28/11/2014 | Commerzbank

Wrap up

- Oil price action has always been one to surprise everyone and also almost impossible to predict. The change in supply is nothing new and already happened in the past year - and, global growth is expected to stabilise in 2015. So, given we are now here with the oil price and expectations are now clearly biased on the downside, what does this mean for positioning? The attached charts highlight again clearly who are going to benefit the most (Turkey, followed by India, Indonesia, Hungary) and who will be hit the most - as we know, Russia stands at the top of the list, as does Venezuela (not in the chart), followed by the likes of Colombia etc.

- Russia clearly has more resources available to deal with this situation than Venezuela, which will increasingly appear on the map as a very vulnerable story (with oil prices at this level, a current account deficit of anywhere up to USD 10bn is possible in 2015 although difficult to pin down, given the lack of up to date data). The question remains what the CBR does now? - after telling the market for some time now that it will intervene meaningfully if volatility increases and the RUB deviates, a no-intervention approach would just see the RUB drift further.

- Indeed, volatility is now close to record levels and domestic sentiment must also have been damaged by the strong drop in oil prices, the one trump that Russia had in its hands. And, while fair value has also obviously increased to probably around USD/RUB 43-44 levels the overshooting that we have seen in the RUB is way further than what the central bank should be permitting if it wants to manage expectations.

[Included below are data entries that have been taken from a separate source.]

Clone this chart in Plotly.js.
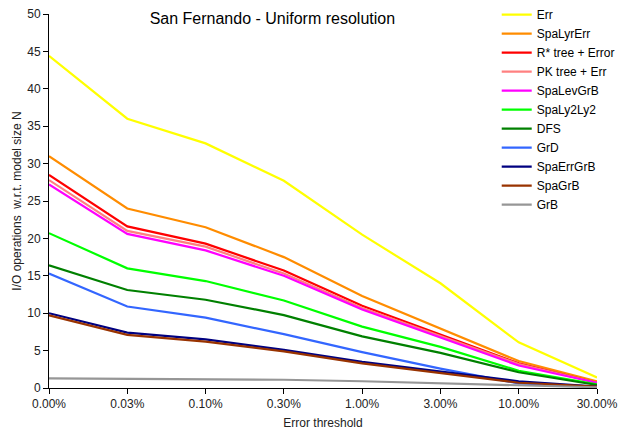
<!DOCTYPE html>
<html><head><meta charset="utf-8">
<script src="https://cdn.plot.ly/plotly-3.0.1.min.js"></script>
<style>html,body{margin:0;padding:0;background:#fff}</style>
</head><body>
<div id="chart" style="width:619px;height:435px"></div>
<script>
const categories = ["0.00%","0.03%","0.10%","0.30%","1.00%","3.00%","10.00%","30.00%"];
const seriesNames = ["Err","SpaLyrErr","R* tree + Error","PK tree + Err","SpaLevGrB","SpaLy2Ly2","DFS","GrD","SpaErrGrB","SpaGrB","GrB"];
const seriesColors = ["#ffff00","#ff8c00","#ff0000","#ff8080","#ff00ff","#00ff00","#008000","#3366ff","#000080","#993300","#969696"];
const Err        = [44.4, 36.0, 32.7, 27.7, 20.5, 14.0, 6.1, 1.4];
const SpaLyrErr  = [31.0, 24.0, 21.5, 17.5, 12.3, 8.0, 3.6, 0.9];
const RStarErr   = [28.5, 21.6, 19.3, 15.7, 11.0, 7.1, 3.3, 0.7];
const PKErr      = [27.8, 21.0, 18.9, 15.3, 10.7, 6.9, 3.2, 0.7];
const SpaLevGrB  = [27.2, 20.6, 18.4, 15.0, 10.5, 6.8, 3.0, 0.7];
const SpaLy2Ly2  = [20.7, 16.0, 14.3, 11.7, 8.2, 5.5, 2.3, 0.5];
const DFS        = [16.4, 13.1, 11.8, 9.75, 6.9, 4.7, 2.1, 0.4];
const GrD        = [15.3, 10.9, 9.4, 7.2, 4.8, 2.6, 0.6, 0.2];
const SpaErrGrB  = [10.0, 7.4, 6.5, 5.1, 3.5, 2.2, 0.9, 0.2];
const SpaGrB     = [9.7, 7.1, 6.2, 4.9, 3.3, 2.0, 0.7, 0.2];
const GrB        = [1.3, 1.25, 1.2, 1.1, 0.9, 0.6, 0.3, 0.1];
const allSeries = [Err, SpaLyrErr, RStarErr, PKErr, SpaLevGrB, SpaLy2Ly2, DFS, GrD, SpaErrGrB, SpaGrB, GrB];

const font = "Liberation Sans, Arial, sans-serif";
const traces = allSeries.map((vals, i) => ({
  type: "scatter", mode: "lines", x: categories, y: vals, name: seriesNames[i],
  line: {color: seriesColors[i], width: 2.2}
}));

const layout = {
  width: 619, height: 435,
  margin: {l: 49, r: 22, t: 14, b: 47, autoexpand: false},
  paper_bgcolor: "#fff", plot_bgcolor: "#fff",
  font: {family: font, size: 12, color: "#222"},
  showlegend: true,
  title: {text: "San Fernando - Uniform resolution", font: {family: font, size: 16, color: "#000"}, x: 0.44, xanchor: "center", y: 0.958, yanchor: "middle"},
  legend: {x: 0.817, y: 1.037, xanchor: "left", yanchor: "top", bgcolor: "rgba(0,0,0,0)", font: {family: font, size: 12, color: "#000"}, tracegroupgap: 0, itemwidth: 30},
  xaxis: {
    type: "category", range: [0, 7], showgrid: false, zeroline: false,
    showline: true, linecolor: "#000", linewidth: 1,
    ticks: "outside", ticklen: 5, tickcolor: "#000",
    tickfont: {family: font, size: 12, color: "#222"},
    title: {text: "Error threshold", font: {family: font, size: 12, color: "#222"}, standoff: 8}
  },
  yaxis: {
    range: [0, 50], dtick: 5, showgrid: false, zeroline: false,
    showline: true, linecolor: "#000", linewidth: 1,
    ticks: "outside", ticklen: 5, tickcolor: "#000",
    tickfont: {family: font, size: 12, color: "#222"},
    title: {text: "I/O operations  w.r.t. model size N", font: {family: font, size: 12, color: "#222"}, standoff: 3}
  }
};
Plotly.newPlot("chart", traces, layout, {displayModeBar: false, staticPlot: true});
</script>
</body></html>
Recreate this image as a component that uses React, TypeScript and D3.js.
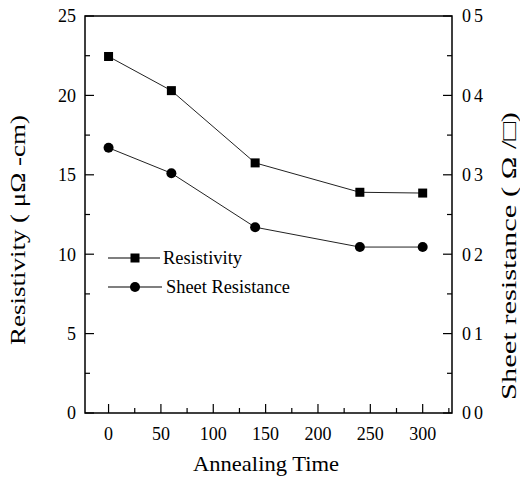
import React from 'react';
import * as d3 from 'd3';

const times = [0, 60, 140, 240, 300];
const resistivity = [22.45, 20.3, 15.75, 13.9, 13.85];
const sheetResistance = [0.334, 0.302, 0.234, 0.209, 0.209];
const xTicks = [0, 50, 100, 150, 200, 250, 300];
const leftTicks = [0, 5, 10, 15, 20, 25];
const rightTicks = [0, 0.1, 0.2, 0.3, 0.4, 0.5];
const rightLabels = ['0 0', '0 1', '0 2', '0 3', '0 4', '0 5'];

const W = 520;
const H = 481;
const m = {left: 85, right: 452, top: 16, bottom: 413};
const font = '"Liberation Serif", "Times New Roman", serif';

const App = () => {
  const x = d3.scaleLinear().domain([-22.5, 328]).range([m.left, m.right]);
  const yL = d3.scaleLinear().domain([0, 25]).range([m.bottom, m.top]);
  const yR = d3.scaleLinear().domain([0, 0.5]).range([m.bottom, m.top]);

  const lineL = d3.line<number>().x((d, i) => x(times[i])).y(d => yL(d));
  const lineR = d3.line<number>().x((d, i) => x(times[i])).y(d => yR(d));

  const xMinor = d3.range(-25, 330, 25).filter(v => v % 50 !== 0 && x(v) > m.left);
  const leftMinor = d3.range(2.5, 25, 5);
  const rightMinor = d3.range(0.05, 0.5, 0.1);

  return (
    <svg width={W} height={H} style={{position: 'absolute', left: 0, top: 0}}>
      <rect width={W} height={H} fill="#fff" />
      <g stroke="#000" fill="none">
        <path d={`M${m.left},${m.top}H${m.right}V${m.bottom}H${m.left}Z`} strokeWidth={1.5} />
        {xTicks.map(t => (
          <line key={'x' + t} x1={x(t)} x2={x(t)} y1={m.bottom} y2={m.bottom - 9} strokeWidth={1.2} />
        ))}
        {xMinor.map(t => (
          <line key={'xm' + t} x1={x(t)} x2={x(t)} y1={m.bottom} y2={m.bottom - 5} strokeWidth={1.2} />
        ))}
        {leftTicks.map(t => (
          <line key={'l' + t} x1={m.left} x2={m.left + 9} y1={yL(t)} y2={yL(t)} strokeWidth={1.2} />
        ))}
        {leftMinor.map(t => (
          <line key={'lm' + t} x1={m.left} x2={m.left + 5} y1={yL(t)} y2={yL(t)} strokeWidth={1.2} />
        ))}
        {rightTicks.map(t => (
          <line key={'r' + t} x1={m.right} x2={m.right - 9} y1={yR(t)} y2={yR(t)} strokeWidth={1.2} />
        ))}
        {rightMinor.map(t => (
          <line key={'rm' + t} x1={m.right} x2={m.right - 5} y1={yR(t)} y2={yR(t)} strokeWidth={1.2} />
        ))}
      </g>
      <g fontFamily={font} fontSize={18} fill="#000">
        {leftTicks.map(t => (
          <text key={'lt' + t} x={m.left - 9} y={yL(t)} dy="0.35em" textAnchor="end">{t}</text>
        ))}
        {rightTicks.map((t, i) => (
          <text key={'rt' + t} x={m.right + 10} y={yR(t)} dy="0.35em" textLength={21} lengthAdjust="spacing">{rightLabels[i]}</text>
        ))}
        {xTicks.map(t => (
          <text key={'xt' + t} x={x(t)} y={440} textAnchor="middle">{t}</text>
        ))}
        <text x={266} y={471} fontSize={21} textAnchor="middle" textLength={146} lengthAdjust="spacingAndGlyphs">Annealing Time</text>
        <text transform="translate(25,230) rotate(-90)" fontSize={21} textAnchor="middle" textLength={230} lengthAdjust="spacingAndGlyphs">Resistivity ( μΩ -cm)</text>
        <text transform="translate(516,256) rotate(-90)" fontSize={21} textAnchor="middle" textLength={288} lengthAdjust="spacingAndGlyphs">Sheet resistance ( Ω /□)</text>
      </g>
      <path d={lineL(resistivity) || ''} fill="none" stroke="#222" strokeWidth={1} />
      <path d={lineR(sheetResistance) || ''} fill="none" stroke="#222" strokeWidth={1} />
      {resistivity.map((v, i) => (
        <rect key={'sq' + i} x={x(times[i]) - 4.5} y={yL(v) - 4.5} width={9} height={9} fill="#000" />
      ))}
      {sheetResistance.map((v, i) => (
        <circle key={'c' + i} cx={x(times[i])} cy={yR(v)} r={5} fill="#000" />
      ))}
      <g fontFamily={font} fontSize={18} fill="#000">
        <line x1={108} x2={160} y1={258} y2={258} stroke="#000" strokeWidth={1.2} />
        <rect x={130.5} y={253.5} width={9} height={9} fill="#000" />
        <text x={163} y={264} textLength={79} lengthAdjust="spacingAndGlyphs">Resistivity</text>
        <line x1={108} x2={162} y1={287} y2={287} stroke="#000" strokeWidth={1.2} />
        <circle cx={135} cy={287} r={5} fill="#000" />
        <text x={166} y={293} textLength={124} lengthAdjust="spacingAndGlyphs">Sheet Resistance</text>
      </g>
    </svg>
  );
};

export default App;
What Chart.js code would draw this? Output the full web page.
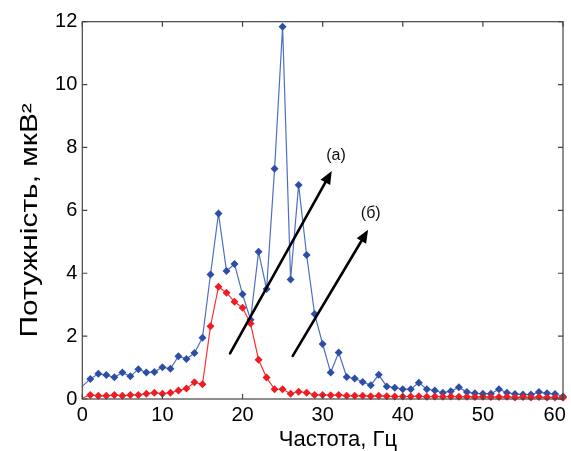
<!DOCTYPE html>
<html>
<head>
<meta charset="utf-8">
<script src="https://cdn.jsdelivr.net/npm/chart.js@4/dist/chart.umd.min.js"></script>
<style>
html,body{margin:0;padding:0;background:#fff;}
#wrap{width:571px;height:451px;}
</style>
</head>
<body>
<div id="wrap"><canvas id="c" width="571" height="451"></canvas></div>
<script>
const freq = [0,1,2,3,4,5,6,7,8,9,10,11,12,13,14,15,16,17,18,19,20,21,22,23,24,25,26,27,28,29,30,31,32,33,34,35,36,37,38,39,40,41,42,43,44,45,46,47,48,49,50,51,52,53,54,55,56,57,58,59,60];
const powerA = [0.40,0.64,0.80,0.76,0.69,0.84,0.72,0.95,0.84,0.86,1.01,0.96,1.36,1.27,1.46,1.95,3.96,5.90,4.07,4.29,3.33,2.52,4.68,3.50,7.32,11.84,3.80,6.81,4.58,2.70,1.75,0.84,1.48,0.70,0.65,0.54,0.44,0.77,0.40,0.36,0.31,0.31,0.52,0.31,0.27,0.20,0.25,0.37,0.22,0.18,0.17,0.17,0.31,0.20,0.16,0.14,0.14,0.22,0.18,0.16,0.08];
const powerB = [0.03,0.13,0.10,0.10,0.13,0.10,0.13,0.13,0.17,0.20,0.17,0.20,0.27,0.33,0.53,0.47,2.31,3.57,3.38,3.09,2.90,2.40,1.25,0.68,0.31,0.31,0.17,0.23,0.20,0.13,0.13,0.12,0.13,0.10,0.10,0.10,0.09,0.10,0.09,0.08,0.08,0.08,0.09,0.07,0.08,0.07,0.08,0.07,0.07,0.06,0.07,0.06,0.06,0.07,0.05,0.06,0.05,0.06,0.05,0.05,0.04];
const xTicks = [0,10,20,30,40,50,60];
const yTicks = [0,2,4,6,8,10,12];
const xTitle = 'Частота, Гц';
const yTitle = 'Потужність, мкВ²';
// annotation arrows in data units: [x0, y0, x1, y1, label, labelX, labelY]
const arrows = [
  [18.44, 1.45, 31.13, 7.25, '(а)', 31.67, 7.75],
  [26.27, 1.37, 35.67, 5.38, '(б)', 36.00, 5.90]
];

const FONT = "'Liberation Sans', Arial, sans-serif";

const framePlugin = {
  id: 'frame',
  afterDatasetsDraw(chart) {
    const ctx = chart.ctx, a = chart.chartArea;
    const xs = chart.scales.x, ys = chart.scales.y;
    ctx.save();
    // arrows
    arrows.forEach(ar => {
      const x0 = xs.getPixelForValue(ar[0]), y0 = ys.getPixelForValue(ar[1]);
      const x1 = xs.getPixelForValue(ar[2]), y1 = ys.getPixelForValue(ar[3]);
      const ang = Math.atan2(y1 - y0, x1 - x0);
      const hl = 13, hw = 5.5;
      const bx = x1 - hl * Math.cos(ang), by = y1 - hl * Math.sin(ang);
      ctx.strokeStyle = '#000';
      ctx.lineWidth = 2.6;
      ctx.lineCap = 'round';
      ctx.beginPath();
      ctx.moveTo(x0, y0);
      ctx.lineTo(bx, by);
      ctx.stroke();
      ctx.fillStyle = '#000';
      ctx.beginPath();
      ctx.moveTo(x1, y1);
      ctx.lineTo(bx + hw * Math.sin(ang), by - hw * Math.cos(ang));
      ctx.lineTo(bx - hw * Math.sin(ang), by + hw * Math.cos(ang));
      ctx.closePath();
      ctx.fill();
      ctx.font = '16px ' + FONT;
      ctx.textAlign = 'center';
      ctx.textBaseline = 'middle';
      ctx.fillStyle = '#111';
      ctx.fillText(ar[4], xs.getPixelForValue(ar[5]), ys.getPixelForValue(ar[6]));
    });
    // frame
    ctx.strokeStyle = '#444';
    ctx.lineWidth = 1.2;
    ctx.lineCap = 'butt';
    ctx.strokeRect(a.left, a.top, a.right - a.left, a.bottom - a.top);
    const tl = 5;
    ctx.beginPath();
    xTicks.forEach(v => {
      const px = xs.getPixelForValue(v);
      ctx.moveTo(px, a.bottom); ctx.lineTo(px, a.bottom - tl);
      ctx.moveTo(px, a.top); ctx.lineTo(px, a.top + tl);
    });
    yTicks.forEach(v => {
      const py = ys.getPixelForValue(v);
      ctx.moveTo(a.left, py); ctx.lineTo(a.left + tl, py);
      ctx.moveTo(a.right, py); ctx.lineTo(a.right - tl, py);
    });
    ctx.stroke();
    // y axis title (stretched along its reading direction like the original)
    ctx.save();
    ctx.translate(37, (a.top + a.bottom) / 2 + 10);
    ctx.rotate(-Math.PI / 2);
    ctx.scale(1.3, 1);
    ctx.font = '23px ' + FONT;
    ctx.textAlign = 'center';
    ctx.textBaseline = 'alphabetic';
    ctx.fillStyle = '#000';
    ctx.fillText(yTitle, 0, 0);
    ctx.restore();
    ctx.restore();
  }
};

new Chart(document.getElementById('c'), {
  type: 'line',
  data: {
    datasets: [
      {
        label: 'б',
        data: freq.map((f, i) => ({x: f, y: powerB[i]})),
        borderColor: '#ff3030',
        backgroundColor: '#ee1c25',
        borderWidth: 1.2,
        pointStyle: 'rectRot',
        pointRadius: freq.map((f, i) => i === 0 ? 0 : 4),
        pointBorderWidth: 0,
        tension: 0,
        clip: 8
      },
      {
        label: 'а',
        data: freq.map((f, i) => ({x: f, y: powerA[i]})),
        borderColor: '#4e6fc0',
        backgroundColor: '#2d4ea6',
        borderWidth: 1.2,
        pointStyle: 'rectRot',
        pointRadius: freq.map((f, i) => i === 0 ? 0 : 4),
        pointBorderWidth: 0,
        tension: 0,
        clip: 8
      }
    ]
  },
  options: {
    responsive: false,
    animation: false,
    layout: {padding: {left: 0, right: 8, top: 21.7, bottom: 0}},
    plugins: {legend: {display: false}, tooltip: {enabled: false}},
    scales: {
      x: {
        type: 'linear',
        min: 0, max: 60,
        afterBuildTicks(s) { s.ticks = xTicks.map(v => ({value: v})); },
        afterFit(s) { s.height = 52; s.paddingLeft = 0; s.paddingRight = 0; },
        grid: {display: false, drawTicks: false},
        border: {display: false},
        ticks: {
          color: '#000', padding: 4, font: {family: FONT, size: 20},
          callback: v => (v === 60 ? '60   ' : String(v))
        },
        title: {display: true, text: '     ' + xTitle, color: '#000', font: {family: FONT, size: 22}, padding: {top: 0, bottom: -2}}
      },
      y: {
        min: 0, max: 12,
        afterBuildTicks(s) { s.ticks = yTicks.map(v => ({value: v})); },
        afterFit(s) { s.width = 82.3; s.paddingTop = 0; s.paddingBottom = 0; },
        grid: {display: false, drawTicks: false},
        border: {display: false},
        ticks: {color: '#000', padding: 5, font: {family: FONT, size: 20}},
        title: {display: false, text: yTitle}
      }
    }
  },
  plugins: [framePlugin]
});
</script>
</body>
</html>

- Bottom line: We hold on to our recommendations for the time being, in line with our adjustments made a few weeks ago. The one big challenge obviously remains Russia local currency, but we havent lost faith in our expectation of CBR re-action.

Turkey (-)

- Nov MPC minutes turned out to be less dovish than we had anticipated, with CBT remarking that still elevated inflation was hurting medium-term inflation expectations, and that this presents fresh risks for pricing behaviour; this is the main risk keeping the CB from cutting rates at present. The mins retained past guidance that the CenBank will maintain tight monetary policy and a flat yield curve until a noticeable decline in inflation had occurred. CBT also warned that food inflation accelerated through Nov as well (food inflation is the primary obstacle for headline CPI inflation to moderate).
For the medium-term, the council maintains that inflation will moderate steadily during 2015 to reach 6.1% by year-end. Overall, the still cautious stance boosts CBT credibility at the margin, and is lira-positive. Even when the CBT cuts rates later in 2015, it will be on the back of improving fundamentals, and the lira-positive environment will endure through 2015, in our view.
- In its latest Financial Stability Report, CBT sees the stability of local institutions as having improved over the past half-year, in particular as market interest rates have eased lower and lira volatility has receded. External and geo-political factors, however, have worked against market conditions and stability over this period. In this context, CBT cites its own stress tests which throw up limited sensitivity of large local banks to interest rate and global liquidity shocks; CBT reminds us that this result is also borne out in real life by the banking sector's performance through last year's EM volatility.
- As far as the corporate sector is concerned, financial liabilities have increased as percentage of GDP (the CB is referring to rapid loan growth here), but as much of the increase came from TRY-denominated loans, systemic risk has not increased much.
- On the risk side, CBT identifies increasing non-deposit funding as a major emerging risk; this is a reason why CBT decided to pay differentiated interest on lira required reserves; CBT signals that future measures to improve the maturity structure of non-core liabilities in the system will be taken using policy tools such as RRR and ROM (reserve options mechanism).
- Separately, consumer confidence fell further by 1.6pts in Nov, possibly on reports of a worsening unemployment situation (the unemployment rate is up from 9.2% in Jun to 10.4% now on a slowing economy); and possibly also because gas and electricity tariffs were recently raised by 9%. Still sluggish situation with economic momentum.

Hungary (=)

- The unemployment rate (LFS methodology) declined sharply in Oct by 2.7pps yoy to 7.1%, driven mainly by public work schemes. Youth unemployment fell by a sharper 7.3pps. As we have pointed out recently, public work programmes have added a significant number of jobs during 2014, albeit at low wage rates; such schemes will be increased 15%-20% by the govt in 2015.